/---
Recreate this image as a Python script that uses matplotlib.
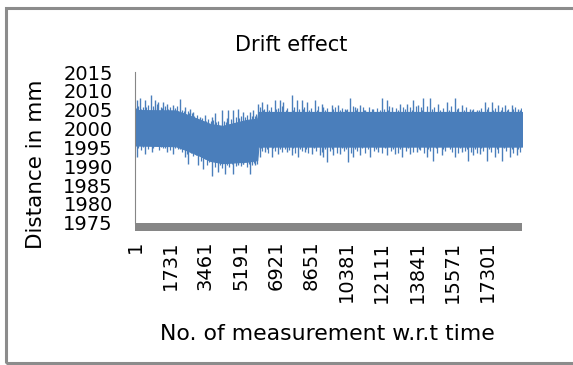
import matplotlib
matplotlib.use("Agg")
import matplotlib.pyplot as plt
from matplotlib.patches import Rectangle

# number of measurements (categories on the x axis)
n_points = 19000

# solid core of the band
band_idx = [1, 2000, 2500, 3200, 3700, 4300, 4900, 5500, 6000, 6060, 19000]
band_upper = [2004.9, 2004.8, 2003.8, 2002.3, 2001.2, 2000.7, 2001.5, 2002.3, 2002.6, 2004.4, 2004.4]
band_lower = [1995.5, 1995.3, 1994.3, 1992.7, 1991.4, 1990.8, 1991.0, 1991.2, 1991.6, 1995.2, 1995.2]

# tall spikes sticking out of the band
up_idx = [82, 245, 491, 770, 982, 1145, 1391, 1555, 1882, 2210, 2455, 2700, 2864, 3192, 3437, 3764,
          3928, 4255, 4501, 4583, 4828, 5074, 5319, 5647, 5810, 6056, 6220, 6465, 6874, 7120, 7283,
          7693, 7938, 8184, 8430, 8838, 9166, 9247, 9656, 9984, 10311, 10557, 10802, 11048, 11293,
          11702, 12111, 12357, 12602, 13012, 13339, 13666, 13912, 14157, 14484, 14894, 15303, 15712,
          16039, 16449, 16776, 17185, 17513, 17840, 18168, 18495, 18822]
up_val = [2007.5, 2008.0, 2007.5, 2008.9, 2007.5, 2007.1, 2007.1, 2006.6, 2006.2, 2007.8, 2005.8,
          2005.3, 2004.4, 2003.1, 2003.5, 2003.1, 2004.0, 2004.9, 2002.7, 2004.9, 2004.9, 2005.3,
          2004.4, 2004.4, 2004.9, 2006.6, 2007.1, 2006.6, 2007.5, 2007.5, 2007.1, 2008.9, 2007.5,
          2007.5, 2007.1, 2007.5, 2006.6, 2005.8, 2006.2, 2006.2, 2005.3, 2008.0, 2005.8, 2006.2,
          2004.9, 2005.3, 2008.0, 2007.5, 2005.8, 2006.6, 2006.6, 2007.5, 2006.2, 2008.0, 2008.0,
          2006.6, 2007.1, 2008.0, 2006.2, 2005.3, 2004.9, 2007.1, 2007.1, 2006.2, 2006.2, 2006.2,
          2005.3]

down_idx = [82, 491, 818, 1555, 1882, 2455, 2618, 3110, 3355, 3764, 4092, 4419, 4828, 5074, 5319,
            5647, 5892, 6138, 6383, 6711, 7038, 7447, 7693, 8020, 8348, 8675, 9084, 9247, 9411,
            9738, 10066, 10475, 10721, 11048, 11539, 11948, 12357, 12766, 13094, 13503, 13830,
            14320, 14648, 15057, 15712, 16039, 16366, 16612, 16939, 17267, 17676, 18004, 18413,
            18740]
down_val = [1992.4, 1993.3, 1993.8, 1993.8, 1993.3, 1992.4, 1990.7, 1990.2, 1989.3, 1987.5, 1988.4,
            1988.0, 1988.0, 1990.2, 1990.7, 1988.0, 1990.2, 1992.4, 1993.8, 1992.4, 1993.3, 1993.8,
            1992.9, 1992.4, 1993.8, 1993.3, 1992.9, 1992.4, 1991.1, 1992.9, 1993.3, 1991.1, 1992.4,
            1992.9, 1992.4, 1993.8, 1992.9, 1993.3, 1992.4, 1993.3, 1993.8, 1992.4, 1991.5, 1992.9,
            1992.4, 1993.8, 1991.5, 1992.9, 1993.3, 1991.5, 1992.4, 1991.5, 1992.4, 1992.9]

# shorter spikes that make the rough edge of the band
up_mid_idx = [160, 370, 630, 880, 1060, 1270, 1470, 1720, 2050, 2330, 2580, 2780, 3030, 3310, 3600,
              3850, 4090, 4380, 4700, 4950, 5200, 5480, 5730, 5930, 6140, 6340, 6670, 7000, 7200,
              7480, 7810, 8060, 8300, 8630, 9000, 9450, 9820, 10150, 10430, 10680, 10920, 11170,
              11500, 11900, 12230, 12480, 12800, 13180, 13500, 13790, 14040, 14320, 14690, 15100,
              15500, 15880, 16240, 16610, 16980, 17350, 17680, 18000, 18330, 18660, 18950]
up_mid_val = [2006.0, 2005.8, 2006.3, 2005.9, 2006.4, 2005.7, 2006.1, 2005.6, 2005.9, 2005.0, 2004.7,
              2004.2, 2003.6, 2002.9, 2002.5, 2002.3, 2002.0, 2001.9, 2002.6, 2003.0, 2003.2, 2003.6,
              2003.4, 2003.8, 2005.6, 2005.3, 2005.8, 2005.4, 2005.9, 2005.5, 2005.7, 2005.3, 2005.8,
              2005.5, 2005.9, 2005.4, 2005.7, 2005.5, 2005.3, 2005.9, 2005.4, 2005.6, 2005.8, 2005.5,
              2005.3, 2005.9, 2005.5, 2005.8, 2005.6, 2006.0, 2005.7, 2006.1, 2005.8, 2005.5, 2005.9,
              2005.4, 2005.6, 2005.2, 2005.5, 2005.8, 2005.4, 2005.7, 2005.3, 2005.6, 2005.4]

down_mid_idx = [280, 650, 1180, 1380, 1720, 2100, 2300, 2540, 2860, 3230, 3550, 3920, 4250, 4620,
                4950, 5200, 5480, 5760, 5980, 6260, 6550, 6860, 7240, 7560, 7850, 8180, 8510, 8880,
                9160, 9570, 9900, 10270, 10600, 10900, 11290, 11750, 12150, 12560, 12930, 13300,
                13660, 14000, 14200, 14480, 14850, 15220, 15550, 15880, 16200, 16490, 16780, 17100,
                17470, 17840, 18200, 18580, 18900]
down_mid_val = [1994.3, 1994.6, 1994.2, 1994.7, 1994.4, 1994.5, 1993.7, 1993.2, 1992.6, 1991.4,
                1990.4, 1989.8, 1989.6, 1989.9, 1990.0, 1990.1, 1989.7, 1990.3, 1990.6, 1994.0,
                1993.6, 1994.1, 1993.7, 1994.2, 1993.6, 1994.0, 1993.5, 1994.1, 1993.7, 1993.9,
                1993.4, 1994.0, 1993.6, 1994.1, 1993.5, 1993.9, 1993.6, 1994.0, 1993.5, 1993.9,
                1993.7, 1994.2, 1993.6, 1993.9, 1993.5, 1994.0, 1993.7, 1993.5, 1994.0, 1993.8,
                1993.4, 1993.9, 1993.7, 1993.5, 1993.9, 1993.6, 1993.8]

# smallest ripples along both edges
up_low_idx = [40, 310, 560, 1000, 1330, 1610, 1960, 2390, 2650, 2920, 3480, 3710, 4000, 4450, 4790,
              5120, 5400, 5870, 6300, 6590, 6940, 7400, 7740, 8250, 8540, 8920, 9340, 9730, 10060,
              10380, 10860, 11240, 11620, 12010, 12420, 12900, 13250, 13580, 14080, 14580, 14990,
              15400, 15800, 16150, 16540, 16900, 17280, 17600, 17950, 18260, 18580, 18900]
up_low_val = [2005.5, 2005.3, 2005.6, 2005.4, 2005.5, 2005.2, 2005.4, 2004.6, 2004.2, 2003.4,
              2002.1, 2001.9, 2001.6, 2001.8, 2002.3, 2002.7, 2003.0, 2003.3, 2005.0, 2004.9,
              2005.1, 2004.8, 2005.0, 2005.1, 2004.9, 2005.0, 2004.8, 2005.1, 2004.9, 2005.0,
              2004.8, 2005.0, 2005.1, 2004.9, 2005.0, 2004.8, 2005.1, 2004.9, 2005.0, 2005.2,
              2004.9, 2005.0, 2005.1, 2004.8, 2005.0, 2004.9, 2005.1, 2004.8, 2005.0, 2004.9,
              2005.1, 2004.9]
down_low_idx = [150, 400, 900, 1260, 1480, 1980, 2200, 2740, 3000, 3440, 3650, 4170, 4520, 4740,
                5300, 5580, 5820, 6190, 6460, 6790, 7120, 7350, 7780, 8100, 8420, 8780, 9320,
                9650, 10150, 10380, 10820, 11150, 11420, 11850, 12250, 12660, 13000, 13400, 13940,
                14400, 14760, 15130, 15450, 15980, 16300, 16700, 17000, 17380, 17750, 18100, 18500,
                18820]
down_low_val = [1994.9, 1995.0, 1994.8, 1995.0, 1994.9, 1994.8, 1994.6, 1993.6, 1993.0, 1991.9,
                1991.1, 1990.4, 1990.3, 1990.5, 1990.6, 1990.5, 1990.9, 1994.7, 1994.6, 1994.7,
                1994.5, 1994.6, 1994.7, 1994.5, 1994.6, 1994.7, 1994.5, 1994.6, 1994.7, 1994.5,
                1994.6, 1994.7, 1994.5, 1994.6, 1994.7, 1994.5, 1994.6, 1994.7, 1994.5, 1994.6,
                1994.7, 1994.5, 1994.6, 1994.7, 1994.5, 1994.6, 1994.7, 1994.5, 1994.6, 1994.7,
                1994.5, 1994.6]

y_ticks = [1975, 1980, 1985, 1990, 1995, 2000, 2005, 2010, 2015]
x_ticks = [1, 1731, 3461, 5191, 6921, 8651, 10381, 12111, 13841, 15571, 17301]

blue = "#4a7ebb"
grey = "#868686"
plt.rcParams["font.family"] = ["DejaVu Sans"]

fig = plt.figure(figsize=(5.73, 3.65), dpi=100)
ax = fig.add_axes([0.2356, 0.3899, 0.6754, 0.4128])

ax.fill_between(band_idx, band_lower, band_upper, color=blue, lw=0.8, edgecolor=blue)
ax.vlines(up_low_idx, 2000, up_low_val, color=blue, lw=0.9)
ax.vlines(down_low_idx, 2000, down_low_val, color=blue, lw=0.9)
ax.vlines(up_mid_idx, 2000, up_mid_val, color=blue, lw=0.9)
ax.vlines(down_mid_idx, 2000, down_mid_val, color=blue, lw=0.9)
ax.vlines(up_idx, 2000, up_val, color=blue, lw=1.0)
ax.vlines(down_idx, 2000, down_val, color=blue, lw=1.0)

ax.set_xlim(0.5, n_points + 0.5)
ax.set_ylim(1975, 2015)
ax.set_yticks(y_ticks)
ax.set_yticklabels([str(v) for v in y_ticks], fontsize=14)
ax.set_xticks(x_ticks)
ax.set_xticklabels([str(v) for v in x_ticks], fontsize=14)
for lab in ax.get_xticklabels():
    lab.set_rotation(90)
    lab.set_rotation_mode("anchor")
    lab.set_ha("right")
    lab.set_va("center")
ax.tick_params(axis="y", length=0, pad=16)
ax.tick_params(axis="x", length=0, pad=13)

for s in ["top", "right", "bottom"]:
    ax.spines[s].set_visible(False)
ax.spines["left"].set_color(grey)
ax.spines["left"].set_linewidth(0.8)

# thick grey floor under the plot
ax.add_patch(Rectangle((0, -0.053), 1, 0.053, transform=ax.transAxes,
                       facecolor=grey, edgecolor="none", clip_on=False))

fig.text(0.508, 0.877, "Drift effect", fontsize=15, ha="center", va="center")
fig.text(0.0620, 0.551, "Distance in mm", fontsize=15.5, rotation=90, ha="center", va="center")
fig.text(0.571, 0.0850, "No. of measurement w.r.t time", fontsize=15.8, ha="center", va="center")

# chart border (runs off the right edge)
fig.patches.append(Rectangle((0.0105, 0.0055), 1.2, 0.9725, transform=fig.transFigure,
                             facecolor="none", edgecolor="#8c8c8c", lw=2.2))

fig.savefig("out.png", dpi=100)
\---
Each line that holds the word "matplotlib" is to be copied.

Result of this task.
Recreate this image as a Python script that uses matplotlib.
import matplotlib
matplotlib.use("Agg")
import matplotlib.pyplot as plt
from matplotlib.patches import Rectangle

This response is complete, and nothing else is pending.